A conflict arises when states are required consider race to comply with the Voting Rights Act, but, under the Equal Protection Clause, must also not subordinate race-neutral principals to racial considerations in drawing boundaries.[12] If the State does use racial considerations, it must show strong evidence that it was necessary to comply with the Voting Rights Act.[13]

Democrats have taken a strong stance against the District Court’s ruling, criticizing the ability for legislatures to get away with redrawing based on racial metrics as long as some other grounds are provided.[14] During oral arguments, both Justice Kagan and Justice Kennedy signaled concern: an intentional 55% floor for Black voting population is an admission that race was a significant factor in drawing the districts and should therefore be subject to strict scrutiny. If the Justices fall along their usual political lines, there could be a 4-4 split; but Kennedy’s concern expressed during oral argument points to the possibility of a 5-3 decision for the plaintiffs.[15] However, even if the Supreme Court decides that the 11 districts were drawn with race as a predominant factor, there would still be the question of whether this drawing was necessary to avoid retrogression under the Voting Rights Act.

It is worth noting that Virginia has since relaxed its compliance requirements with the Voting Rights Act, but that the 2011 redistricting will still be analyzed under the antidiscrimination law as it was in 2011.[16]

UPDATE: The Supreme Court has since decided the case by remanding consideration of 11 districts under the proper standard, while affirming the district court’s conclusion to uphold the single district where race was a predominant factor in its drawing.[17]


[1] Josh Gerstein, Supreme Court Takes Case Claiming Racial Gerrymandering in Virginia, Politico (June 6, 2016), http://www.politico.com/blogs/under-the-radar/2016/06/virginia-redistricting-supreme-court-223946.

[2] Josh Gerstein, Supreme Court Struggles with Pair of Race and Redistricting Cases, Politico (December 5, 2016), http://www.politico.com/blogs/under-the-radar/2016/12/supreme-court-redistricting-virginia-north-carolina-232206?jumpEdition=.

[3] Redistricting in Virginia, Ballotpedia (Feb. 18, 2017), https://ballotpedia.org/Redistricting_in_Virginia#State_legislative_redistricting.2C_2010.

[4] Adam Liptak, Justices Wrestle with Role of Race in Redistricting, The New York Times (Dec. 5, 2016), https://www.nytimes.com/2016/12/05/us/politics/supreme-court-redistricting-race.html?_r=0.

[5] Bethune-Hill v. Virginia State Bd. of Elections, 141 F.Supp.3d 505, 513 (E.D. Va. 2015).

[6] Id. at 513.

[7] Id. at 545.

[8] Liptak, supra note 4.

[9] Section 2 of the Voting Rights Act, The U.S. Dept. of Justice (Aug. 8, 2015), https://www.justice.gov/crt/section-2-voting-rights-act#sec2.

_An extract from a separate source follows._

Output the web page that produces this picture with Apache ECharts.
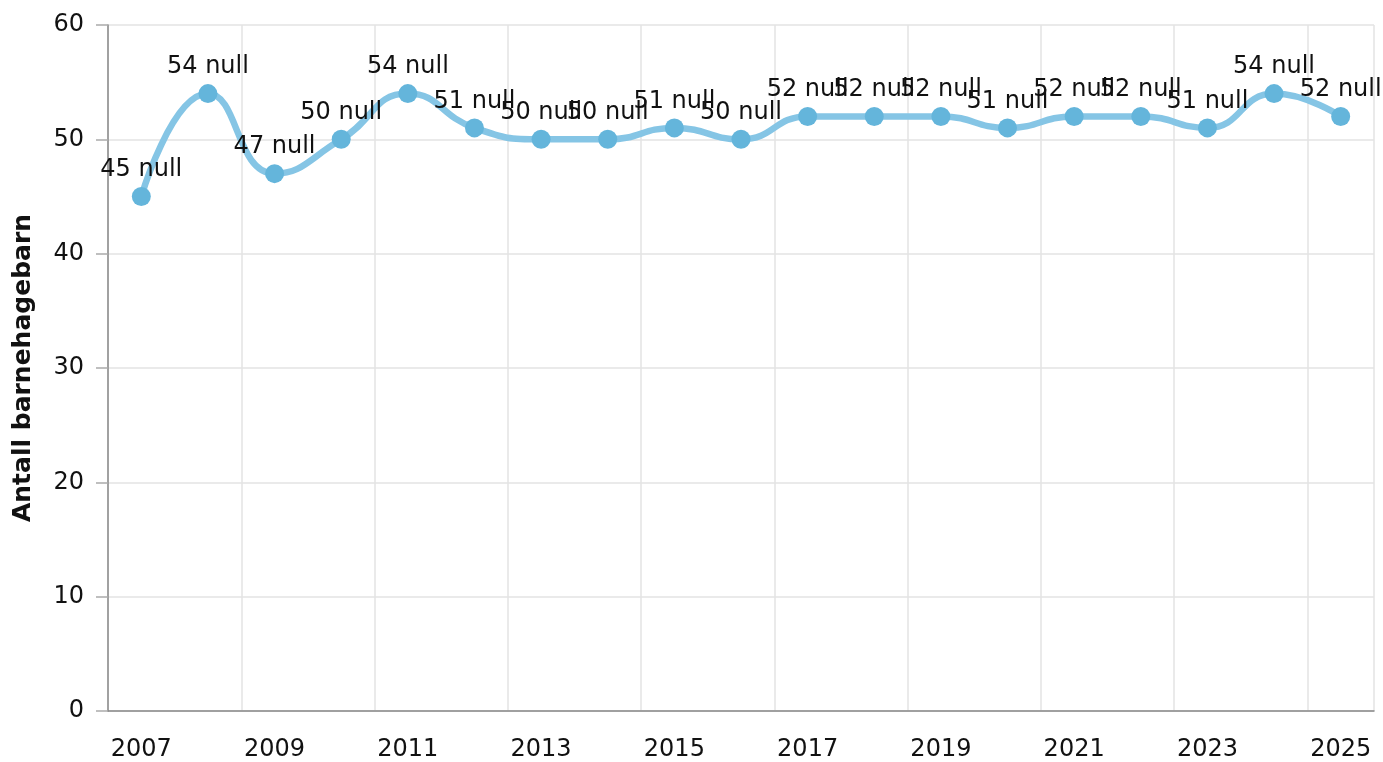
<!DOCTYPE html>
<html><head><meta charset="utf-8">
<script src="https://cdn.jsdelivr.net/npm/echarts@6/dist/echarts.min.js"></script>
<style>html,body{margin:0;padding:0;background:#fff}#c{width:1383px;height:762px}</style>
</head><body><div id="c"></div>
<script>
const years = ['2007','2008','2009','2010','2011','2012','2013','2014','2015','2016','2017','2018','2019','2020','2021','2022','2023','2024','2025'];
const values = [45,54,47,50,54,51,50,50,51,50,52,52,52,51,52,52,51,54,52];
const yTicks = {min:0, max:60, interval:10};
const yName = 'Antall barnehagebarn';
const FONT = 'DejaVu Sans';
const chart = echarts.init(document.getElementById('c'), null, {renderer:'canvas'});
chart.setOption({
  animation:false,
  textStyle:{fontFamily:FONT},
  grid:{left:108,right:9,top:25,bottom:50,containLabel:false},
  xAxis:{
    type:'category', data:years, boundaryGap:true,
    axisLine:{lineStyle:{color:'#888',width:1.5}},
    axisTick:{alignWithLabel:true, interval:1, length:8, lineStyle:{color:'#aaa',width:1.5}},
    axisLabel:{interval:1, color:'#111', fontSize:24, fontFamily:FONT, margin:27},
    splitLine:{show:true, interval:1, lineStyle:{color:'#e3e3e3',width:1.5}}
  },
  yAxis:{
    type:'value', min:yTicks.min, max:yTicks.max, interval:yTicks.interval,
    name:yName, nameLocation:'middle', nameGap:72, nameRotate:90,
    nameTextStyle:{fontSize:25, fontWeight:'bold', color:'#111', fontFamily:FONT},
    axisLine:{show:true, lineStyle:{color:'#888',width:1.5}},
    axisTick:{show:true, length:12, lineStyle:{color:'#aaa',width:1.5}},
    axisLabel:{color:'#111', fontSize:24, fontFamily:FONT, margin:24},
    splitLine:{lineStyle:{color:'#e3e3e3',width:1.5}}
  },
  series:[{
    type:'line', data:values, smooth:true,
    symbol:'circle', symbolSize:19,
    lineStyle:{color:'#85c5e5', width:6.5},
    itemStyle:{color:'#64b5db'},
    label:{show:true, position:'top', distance:5, color:'#111', fontSize:24, fontFamily:FONT,
      formatter:p=>p.value+' null'}
  }]
});
</script></body></html>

[10] Voting Rights Act, Ballotpedia (Feb. 18, 2017), https://ballotpedia.org/Voting_Rights_Act.

[11] Bethune-Hill, 141 F.Supp.3d at 516.

[12] Id.

[13] Id. at 522.

[14] Gerstein, supra note 2.

[15] Id.

[16] Bethune-Hill, 141 F.Supp.3d at 547.

[17] See Adam Liptak, Supreme Court Returns Virginia Voting Case to Lower Court, The New York Times (March 1, 2017), https://www.nytimes.com/2017/03/01/us/politics/supreme-court-virginia-house-delegates-gerrymandering.html?_r=0.


The views expressed herein represent the views of the author only.